Gauss-Jordan elimination is more efficient than the above formula for finding ${A^{-1}}$. Gauss-Jordan is an extended version of Gaussian elimination, which applies the machinery of elimination to the ${n\times 2n}$ block matrix ${\begin{bmatrix}A&&I\end{bmatrix}}$ (analogously to the way the extended Euclidean algorithm maintains parallel computations). Operating on ${A}$ and ${I}$ simultaneously takes advantage of the property: Gaussian elimination operations used to reduce ${A\rightarrow I}$, when applied to ${I}$ in the same sequence, give ${A^{-1}}$. The reasoning is that ${A}$ is row-equivalent to ${I}$, so that ${I=E_sE_{s-1}\cdots E_1A}$. Multiplying by ${A^{-1}}$, ${E_sE_{s-1}\cdots E_1I=A^{-1}}$, the stated property. Gauss-Jordan keeps reducing and eliminating until the ${n\times 2n}$ block matrix ${\begin{bmatrix}I&&A^{-1}\end{bmatrix}}$ results.

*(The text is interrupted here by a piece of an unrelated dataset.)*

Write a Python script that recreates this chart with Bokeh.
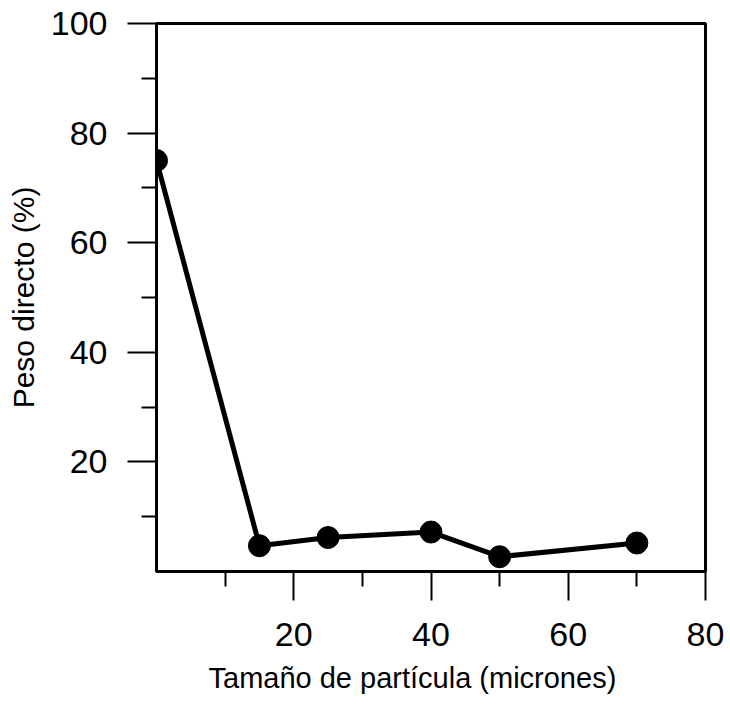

Summarizing some attributes of linear independence, the rows of a square ${n\times n}$ matrix ${A}$ over ${R}$ are linearly independent if:

The only solution to ${A\mathbf{x}=\mathbf{0}}$ is ${\mathbf{0}}$.
The rows form a basis for ${row(A)=V^n(R)}$.
${A=E_sE_{s-1}\cdots E_1}$ for some set of elementary matrices.
${A}$ is row-equivalent to ${I}$.
The rank of ${A}$ is ${n}$.
${A^{-1}}$ exists.
${\hbox{\rm{det}}A\ne 0}$; det${A}$ has an inverse in ${R}$; ${A}$ is non-singular.